### DIRECTION
Nothing in the data should change when you return it, but leave the pictures out.

---------- STORED DATA ----------

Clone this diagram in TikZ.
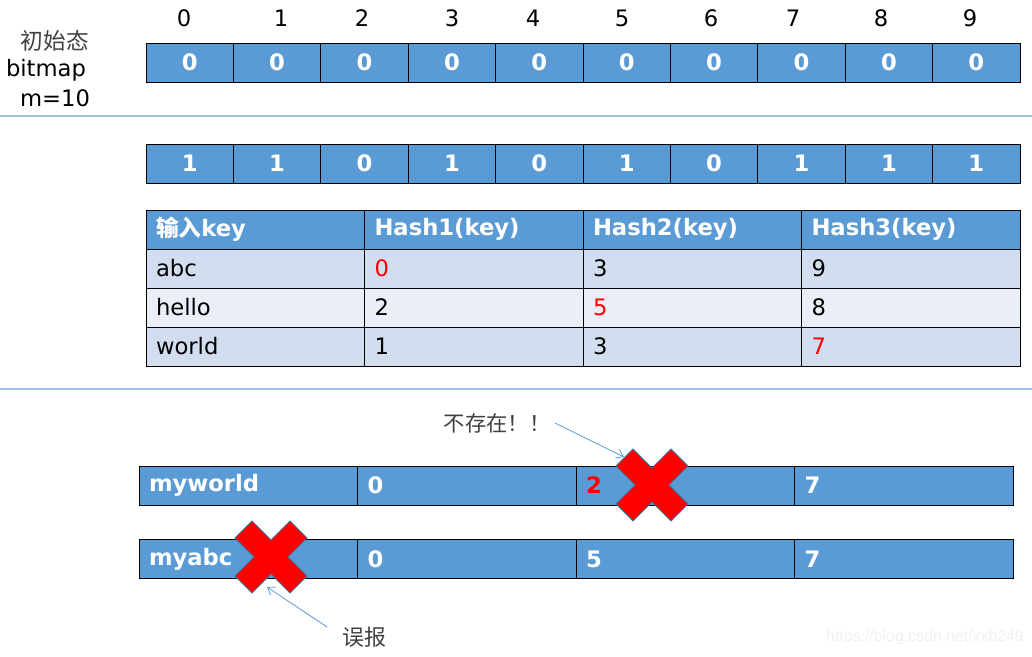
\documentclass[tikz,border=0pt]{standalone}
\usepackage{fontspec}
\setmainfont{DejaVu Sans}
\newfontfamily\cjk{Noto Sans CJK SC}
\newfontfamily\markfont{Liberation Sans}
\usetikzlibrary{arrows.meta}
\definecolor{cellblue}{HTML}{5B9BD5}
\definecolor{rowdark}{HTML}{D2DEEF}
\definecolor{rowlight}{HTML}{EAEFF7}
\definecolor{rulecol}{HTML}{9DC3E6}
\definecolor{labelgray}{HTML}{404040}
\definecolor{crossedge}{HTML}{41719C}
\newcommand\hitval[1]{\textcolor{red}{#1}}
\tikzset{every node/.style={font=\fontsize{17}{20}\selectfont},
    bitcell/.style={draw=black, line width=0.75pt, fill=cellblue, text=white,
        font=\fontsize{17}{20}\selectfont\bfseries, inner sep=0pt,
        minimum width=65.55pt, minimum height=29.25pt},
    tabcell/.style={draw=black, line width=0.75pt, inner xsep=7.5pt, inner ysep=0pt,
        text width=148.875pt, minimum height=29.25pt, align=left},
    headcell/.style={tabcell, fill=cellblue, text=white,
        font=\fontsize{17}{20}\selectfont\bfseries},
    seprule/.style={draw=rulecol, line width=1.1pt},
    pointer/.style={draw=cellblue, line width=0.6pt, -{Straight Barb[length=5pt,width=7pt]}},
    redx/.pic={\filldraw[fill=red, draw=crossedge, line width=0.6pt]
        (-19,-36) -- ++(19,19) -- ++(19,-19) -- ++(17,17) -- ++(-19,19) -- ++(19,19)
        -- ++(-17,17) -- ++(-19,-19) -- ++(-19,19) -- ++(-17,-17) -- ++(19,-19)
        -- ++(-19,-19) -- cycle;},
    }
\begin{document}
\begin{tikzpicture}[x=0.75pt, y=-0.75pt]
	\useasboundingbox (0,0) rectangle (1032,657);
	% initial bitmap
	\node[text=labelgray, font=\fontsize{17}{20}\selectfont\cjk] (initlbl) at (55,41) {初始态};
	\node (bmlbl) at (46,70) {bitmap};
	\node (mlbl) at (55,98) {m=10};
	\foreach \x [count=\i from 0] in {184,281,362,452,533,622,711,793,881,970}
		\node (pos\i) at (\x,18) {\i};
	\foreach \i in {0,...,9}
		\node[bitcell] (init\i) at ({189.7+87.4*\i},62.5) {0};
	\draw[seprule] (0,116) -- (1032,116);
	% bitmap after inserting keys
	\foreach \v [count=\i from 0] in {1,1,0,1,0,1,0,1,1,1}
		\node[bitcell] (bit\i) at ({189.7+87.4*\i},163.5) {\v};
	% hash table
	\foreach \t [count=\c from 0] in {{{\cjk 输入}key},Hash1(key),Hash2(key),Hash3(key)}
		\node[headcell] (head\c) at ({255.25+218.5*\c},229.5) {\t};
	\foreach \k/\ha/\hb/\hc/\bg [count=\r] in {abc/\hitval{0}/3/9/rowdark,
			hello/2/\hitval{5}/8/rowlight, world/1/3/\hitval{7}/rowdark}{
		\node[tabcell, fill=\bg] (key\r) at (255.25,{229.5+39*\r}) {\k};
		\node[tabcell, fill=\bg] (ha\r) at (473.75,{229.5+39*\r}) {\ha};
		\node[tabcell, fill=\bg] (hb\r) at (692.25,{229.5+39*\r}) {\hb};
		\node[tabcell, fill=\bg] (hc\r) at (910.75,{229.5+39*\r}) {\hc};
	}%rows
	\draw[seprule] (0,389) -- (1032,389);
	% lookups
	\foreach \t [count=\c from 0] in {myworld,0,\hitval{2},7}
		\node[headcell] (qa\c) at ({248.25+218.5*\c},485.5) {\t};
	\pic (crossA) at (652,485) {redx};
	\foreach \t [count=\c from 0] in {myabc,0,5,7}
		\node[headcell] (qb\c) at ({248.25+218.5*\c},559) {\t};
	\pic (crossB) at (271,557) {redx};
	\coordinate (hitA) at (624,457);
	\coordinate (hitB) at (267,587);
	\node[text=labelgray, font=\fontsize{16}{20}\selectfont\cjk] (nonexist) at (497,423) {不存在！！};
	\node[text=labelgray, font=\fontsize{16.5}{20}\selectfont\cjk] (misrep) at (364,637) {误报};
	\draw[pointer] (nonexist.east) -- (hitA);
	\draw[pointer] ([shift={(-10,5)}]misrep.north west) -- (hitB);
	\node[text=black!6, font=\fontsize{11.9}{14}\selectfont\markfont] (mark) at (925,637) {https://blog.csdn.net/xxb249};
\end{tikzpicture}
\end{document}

----------

### THE ANSWER
Clone this diagram in TikZ.
\documentclass[tikz,border=0pt]{standalone}
\usepackage{fontspec}
\setmainfont{DejaVu Sans}
\newfontfamily\cjk{Noto Sans CJK SC}
\newfontfamily\markfont{Liberation Sans}
\usetikzlibrary{arrows.meta}
\definecolor{cellblue}{HTML}{5B9BD5}
\definecolor{rowdark}{HTML}{D2DEEF}
\definecolor{rowlight}{HTML}{EAEFF7}
\definecolor{rulecol}{HTML}{9DC3E6}
\definecolor{labelgray}{HTML}{404040}
\definecolor{crossedge}{HTML}{41719C}
\newcommand\hitval[1]{\textcolor{red}{#1}}
\tikzset{every node/.style={font=\fontsize{17}{20}\selectfont},
    bitcell/.style={draw=black, line width=0.75pt, fill=cellblue, text=white,
        font=\fontsize{17}{20}\selectfont\bfseries, inner sep=0pt,
        minimum width=65.55pt, minimum height=29.25pt},
    tabcell/.style={draw=black, line width=0.75pt, inner xsep=7.5pt, inner ysep=0pt,
        text width=148.875pt, minimum height=29.25pt, align=left},
    headcell/.style={tabcell, fill=cellblue, text=white,
        font=\fontsize{17}{20}\selectfont\bfseries},
    seprule/.style={draw=rulecol, line width=1.1pt},
    pointer/.style={draw=cellblue, line width=0.6pt, -{Straight Barb[length=5pt,width=7pt]}},
    redx/.pic={\filldraw[fill=red, draw=crossedge, line width=0.6pt]
        (-19,-36) -- ++(19,19) -- ++(19,-19) -- ++(17,17) -- ++(-19,19) -- ++(19,19)
        -- ++(-17,17) -- ++(-19,-19) -- ++(-19,19) -- ++(-17,-17) -- ++(19,-19)
        -- ++(-19,-19) -- cycle;},
    }
\begin{document}
\begin{tikzpicture}[x=0.75pt, y=-0.75pt]
	\useasboundingbox (0,0) rectangle (1032,657);
	% initial bitmap
	\node[text=labelgray, font=\fontsize{17}{20}\selectfont\cjk] (initlbl) at (55,41) {初始态};
	\node (bmlbl) at (46,70) {bitmap};
	\node (mlbl) at (55,98) {m=10};
	\foreach \x [count=\i from 0] in {184,281,362,452,533,622,711,793,881,970}
		\node (pos\i) at (\x,18) {\i};
	\foreach \i in {0,...,9}
		\node[bitcell] (init\i) at ({189.7+87.4*\i},62.5) {0};
	\draw[seprule] (0,116) -- (1032,116);
	% bitmap after inserting keys
	\foreach \v [count=\i from 0] in {1,1,0,1,0,1,0,1,1,1}
		\node[bitcell] (bit\i) at ({189.7+87.4*\i},163.5) {\v};
	% hash table
	\foreach \t [count=\c from 0] in {{{\cjk 输入}key},Hash1(key),Hash2(key),Hash3(key)}
		\node[headcell] (head\c) at ({255.25+218.5*\c},229.5) {\t};
	\foreach \k/\ha/\hb/\hc/\bg [count=\r] in {abc/\hitval{0}/3/9/rowdark,
			hello/2/\hitval{5}/8/rowlight, world/1/3/\hitval{7}/rowdark}{
		\node[tabcell, fill=\bg] (key\r) at (255.25,{229.5+39*\r}) {\k};
		\node[tabcell, fill=\bg] (ha\r) at (473.75,{229.5+39*\r}) {\ha};
		\node[tabcell, fill=\bg] (hb\r) at (692.25,{229.5+39*\r}) {\hb};
		\node[tabcell, fill=\bg] (hc\r) at (910.75,{229.5+39*\r}) {\hc};
	}%rows
	\draw[seprule] (0,389) -- (1032,389);
	% lookups
	\foreach \t [count=\c from 0] in {myworld,0,\hitval{2},7}
		\node[headcell] (qa\c) at ({248.25+218.5*\c},485.5) {\t};
	\pic (crossA) at (652,485) {redx};
	\foreach \t [count=\c from 0] in {myabc,0,5,7}
		\node[headcell] (qb\c) at ({248.25+218.5*\c},559) {\t};
	\pic (crossB) at (271,557) {redx};
	\coordinate (hitA) at (624,457);
	\coordinate (hitB) at (267,587);
	\node[text=labelgray, font=\fontsize{16}{20}\selectfont\cjk] (nonexist) at (497,423) {不存在！！};
	\node[text=labelgray, font=\fontsize{16.5}{20}\selectfont\cjk] (misrep) at (364,637) {误报};
	\draw[pointer] (nonexist.east) -- (hitA);
	\draw[pointer] ([shift={(-10,5)}]misrep.north west) -- (hitB);
	\node[text=black!6, font=\fontsize{11.9}{14}\selectfont\markfont] (mark) at (925,637) {https://blog.csdn.net/xxb249};
\end{tikzpicture}
\end{document}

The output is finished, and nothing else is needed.